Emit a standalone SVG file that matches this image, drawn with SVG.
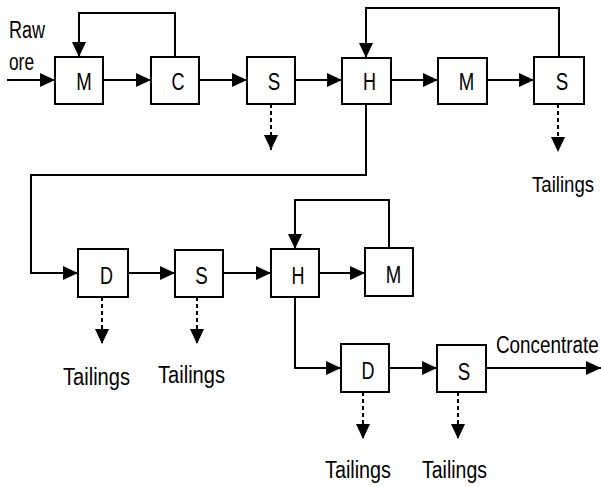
<svg xmlns="http://www.w3.org/2000/svg" width="601" height="487" viewBox="0 0 601 487">
<defs>
<style>
.box{fill:#fff;stroke:#000;stroke-width:2}
.ln{fill:none;stroke:#000;stroke-width:2}
.ds{fill:none;stroke:#000;stroke-width:2;stroke-dasharray:4 3}
text{font-family:"Liberation Sans",Arial,sans-serif;font-size:23px;fill:#000}
.c{text-anchor:middle}
</style>
<marker id="ah" markerUnits="userSpaceOnUse" markerWidth="16" markerHeight="15" refX="15" refY="7" orient="auto" viewBox="0 0 16 14">
<path d="M0,0 L15,7 L0,14 z" fill="#000"/>
</marker>
</defs>
<rect width="601" height="487" fill="#fff"/>
<g id="connectors">
<path class="ln" d="M7,80 H55" marker-end="url(#ah)"/>
<path class="ln" d="M103,80 H151" marker-end="url(#ah)"/>
<path class="ln" d="M199,80 H247" marker-end="url(#ah)"/>
<path class="ln" d="M295,80 H342" marker-end="url(#ah)"/>
<path class="ln" d="M391,80 H438" marker-end="url(#ah)"/>
<path class="ln" d="M487,80 H534" marker-end="url(#ah)"/>
<path class="ln" d="M175,57 V13 H79 V57" marker-end="url(#ah)"/>
<path class="ln" d="M559,57 V8 H366 V58" marker-end="url(#ah)"/>
<path class="ds" d="M271,104 V150" marker-end="url(#ah)"/>
<path class="ds" d="M558,104 V152" marker-end="url(#ah)"/>
<path class="ln" d="M366,104 V175 H31 V273 H78" marker-end="url(#ah)"/>
<path class="ln" d="M128,273 H175" marker-end="url(#ah)"/>
<path class="ln" d="M223,273 H271" marker-end="url(#ah)"/>
<path class="ln" d="M319,273 H365" marker-end="url(#ah)"/>
<path class="ln" d="M389,248 V200 H295 V249" marker-end="url(#ah)"/>
<path class="ds" d="M102,297 V344" marker-end="url(#ah)"/>
<path class="ds" d="M197,297 V344" marker-end="url(#ah)"/>
<path class="ln" d="M295,297 V368 H341" marker-end="url(#ah)"/>
<path class="ln" d="M389,368 H437" marker-end="url(#ah)"/>
<path class="ln" d="M486,368 H601" marker-end="url(#ah)"/>
<path class="ds" d="M363,392 V439" marker-end="url(#ah)"/>
<path class="ds" d="M458,392 V439" marker-end="url(#ah)"/>
</g>
<g id="n-M1"><rect class="box" x="55" y="57" width="48" height="47"/><text class="c" x="84" y="90" textLength="15.5" lengthAdjust="spacingAndGlyphs">M</text></g>
<g id="n-C1"><rect class="box" x="151" y="57" width="48" height="47"/><text class="c" x="178" y="90" textLength="13" lengthAdjust="spacingAndGlyphs">C</text></g>
<g id="n-S1"><rect class="box" x="247" y="57" width="48" height="47"/><text class="c" x="274" y="90" textLength="12.5" lengthAdjust="spacingAndGlyphs">S</text></g>
<g id="n-H1"><rect class="box" x="342" y="58" width="49" height="46"/><text class="c" x="369.5" y="90" textLength="13" lengthAdjust="spacingAndGlyphs">H</text></g>
<g id="n-M2"><rect class="box" x="438" y="58" width="49" height="46"/><text class="c" x="466.5" y="90" textLength="15.5" lengthAdjust="spacingAndGlyphs">M</text></g>
<g id="n-S2"><rect class="box" x="534" y="57" width="50" height="47"/><text class="c" x="562" y="90" textLength="12.5" lengthAdjust="spacingAndGlyphs">S</text></g>
<g id="n-D2"><rect class="box" x="78" y="249" width="50" height="48"/><text class="c" x="106.5" y="283.5" textLength="13" lengthAdjust="spacingAndGlyphs">D</text></g>
<g id="n-S3"><rect class="box" x="175" y="250" width="48" height="47"/><text class="c" x="201.5" y="283.5" textLength="12.5" lengthAdjust="spacingAndGlyphs">S</text></g>
<g id="n-H2"><rect class="box" x="271" y="249" width="48" height="48"/><text class="c" x="298" y="283.5" textLength="13" lengthAdjust="spacingAndGlyphs">H</text></g>
<g id="n-M3"><rect class="box" x="365" y="248" width="48" height="48"/><text class="c" x="393.5" y="283" textLength="15.5" lengthAdjust="spacingAndGlyphs">M</text></g>
<g id="n-D3"><rect class="box" x="341" y="344" width="48" height="48"/><text class="c" x="368" y="379" textLength="13" lengthAdjust="spacingAndGlyphs">D</text></g>
<g id="n-S4"><rect class="box" x="437" y="345" width="49" height="47"/><text class="c" x="464" y="379.5" textLength="12.5" lengthAdjust="spacingAndGlyphs">S</text></g>
<g id="labels">
<text x="9" y="38" textLength="36" lengthAdjust="spacingAndGlyphs">Raw</text>
<text x="9" y="70" textLength="25" lengthAdjust="spacingAndGlyphs">ore</text>
<text transform="matrix(0.81,0,0,1,532,192)">Tailings</text>
<text x="63" y="385" textLength="67" lengthAdjust="spacingAndGlyphs">Tailings</text>
<text x="158" y="383" textLength="67" lengthAdjust="spacingAndGlyphs">Tailings</text>
<text x="325" y="478" textLength="66" lengthAdjust="spacingAndGlyphs">Tailings</text>
<text x="422" y="478" textLength="65" lengthAdjust="spacingAndGlyphs">Tailings</text>
<text transform="matrix(0.82,0,0,1,496,353)">Concentrate</text>
</g>
</svg>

▬▬▬▬▬▬

Exercise goal => Do not copy the pictures, but repeat every line exactly.

Reply =>
Emit a standalone SVG file that matches this image, drawn with SVG.
<svg xmlns="http://www.w3.org/2000/svg" width="601" height="487" viewBox="0 0 601 487">
<defs>
<style>
.box{fill:#fff;stroke:#000;stroke-width:2}
.ln{fill:none;stroke:#000;stroke-width:2}
.ds{fill:none;stroke:#000;stroke-width:2;stroke-dasharray:4 3}
text{font-family:"Liberation Sans",Arial,sans-serif;font-size:23px;fill:#000}
.c{text-anchor:middle}
</style>
<marker id="ah" markerUnits="userSpaceOnUse" markerWidth="16" markerHeight="15" refX="15" refY="7" orient="auto" viewBox="0 0 16 14">
<path d="M0,0 L15,7 L0,14 z" fill="#000"/>
</marker>
</defs>
<rect width="601" height="487" fill="#fff"/>
<g id="connectors">
<path class="ln" d="M7,80 H55" marker-end="url(#ah)"/>
<path class="ln" d="M103,80 H151" marker-end="url(#ah)"/>
<path class="ln" d="M199,80 H247" marker-end="url(#ah)"/>
<path class="ln" d="M295,80 H342" marker-end="url(#ah)"/>
<path class="ln" d="M391,80 H438" marker-end="url(#ah)"/>
<path class="ln" d="M487,80 H534" marker-end="url(#ah)"/>
<path class="ln" d="M175,57 V13 H79 V57" marker-end="url(#ah)"/>
<path class="ln" d="M559,57 V8 H366 V58" marker-end="url(#ah)"/>
<path class="ds" d="M271,104 V150" marker-end="url(#ah)"/>
<path class="ds" d="M558,104 V152" marker-end="url(#ah)"/>
<path class="ln" d="M366,104 V175 H31 V273 H78" marker-end="url(#ah)"/>
<path class="ln" d="M128,273 H175" marker-end="url(#ah)"/>
<path class="ln" d="M223,273 H271" marker-end="url(#ah)"/>
<path class="ln" d="M319,273 H365" marker-end="url(#ah)"/>
<path class="ln" d="M389,248 V200 H295 V249" marker-end="url(#ah)"/>
<path class="ds" d="M102,297 V344" marker-end="url(#ah)"/>
<path class="ds" d="M197,297 V344" marker-end="url(#ah)"/>
<path class="ln" d="M295,297 V368 H341" marker-end="url(#ah)"/>
<path class="ln" d="M389,368 H437" marker-end="url(#ah)"/>
<path class="ln" d="M486,368 H601" marker-end="url(#ah)"/>
<path class="ds" d="M363,392 V439" marker-end="url(#ah)"/>
<path class="ds" d="M458,392 V439" marker-end="url(#ah)"/>
</g>
<g id="n-M1"><rect class="box" x="55" y="57" width="48" height="47"/><text class="c" x="84" y="90" textLength="15.5" lengthAdjust="spacingAndGlyphs">M</text></g>
<g id="n-C1"><rect class="box" x="151" y="57" width="48" height="47"/><text class="c" x="178" y="90" textLength="13" lengthAdjust="spacingAndGlyphs">C</text></g>
<g id="n-S1"><rect class="box" x="247" y="57" width="48" height="47"/><text class="c" x="274" y="90" textLength="12.5" lengthAdjust="spacingAndGlyphs">S</text></g>
<g id="n-H1"><rect class="box" x="342" y="58" width="49" height="46"/><text class="c" x="369.5" y="90" textLength="13" lengthAdjust="spacingAndGlyphs">H</text></g>
<g id="n-M2"><rect class="box" x="438" y="58" width="49" height="46"/><text class="c" x="466.5" y="90" textLength="15.5" lengthAdjust="spacingAndGlyphs">M</text></g>
<g id="n-S2"><rect class="box" x="534" y="57" width="50" height="47"/><text class="c" x="562" y="90" textLength="12.5" lengthAdjust="spacingAndGlyphs">S</text></g>
<g id="n-D2"><rect class="box" x="78" y="249" width="50" height="48"/><text class="c" x="106.5" y="283.5" textLength="13" lengthAdjust="spacingAndGlyphs">D</text></g>
<g id="n-S3"><rect class="box" x="175" y="250" width="48" height="47"/><text class="c" x="201.5" y="283.5" textLength="12.5" lengthAdjust="spacingAndGlyphs">S</text></g>
<g id="n-H2"><rect class="box" x="271" y="249" width="48" height="48"/><text class="c" x="298" y="283.5" textLength="13" lengthAdjust="spacingAndGlyphs">H</text></g>
<g id="n-M3"><rect class="box" x="365" y="248" width="48" height="48"/><text class="c" x="393.5" y="283" textLength="15.5" lengthAdjust="spacingAndGlyphs">M</text></g>
<g id="n-D3"><rect class="box" x="341" y="344" width="48" height="48"/><text class="c" x="368" y="379" textLength="13" lengthAdjust="spacingAndGlyphs">D</text></g>
<g id="n-S4"><rect class="box" x="437" y="345" width="49" height="47"/><text class="c" x="464" y="379.5" textLength="12.5" lengthAdjust="spacingAndGlyphs">S</text></g>
<g id="labels">
<text x="9" y="38" textLength="36" lengthAdjust="spacingAndGlyphs">Raw</text>
<text x="9" y="70" textLength="25" lengthAdjust="spacingAndGlyphs">ore</text>
<text transform="matrix(0.81,0,0,1,532,192)">Tailings</text>
<text x="63" y="385" textLength="67" lengthAdjust="spacingAndGlyphs">Tailings</text>
<text x="158" y="383" textLength="67" lengthAdjust="spacingAndGlyphs">Tailings</text>
<text x="325" y="478" textLength="66" lengthAdjust="spacingAndGlyphs">Tailings</text>
<text x="422" y="478" textLength="65" lengthAdjust="spacingAndGlyphs">Tailings</text>
<text transform="matrix(0.82,0,0,1,496,353)">Concentrate</text>
</g>
</svg>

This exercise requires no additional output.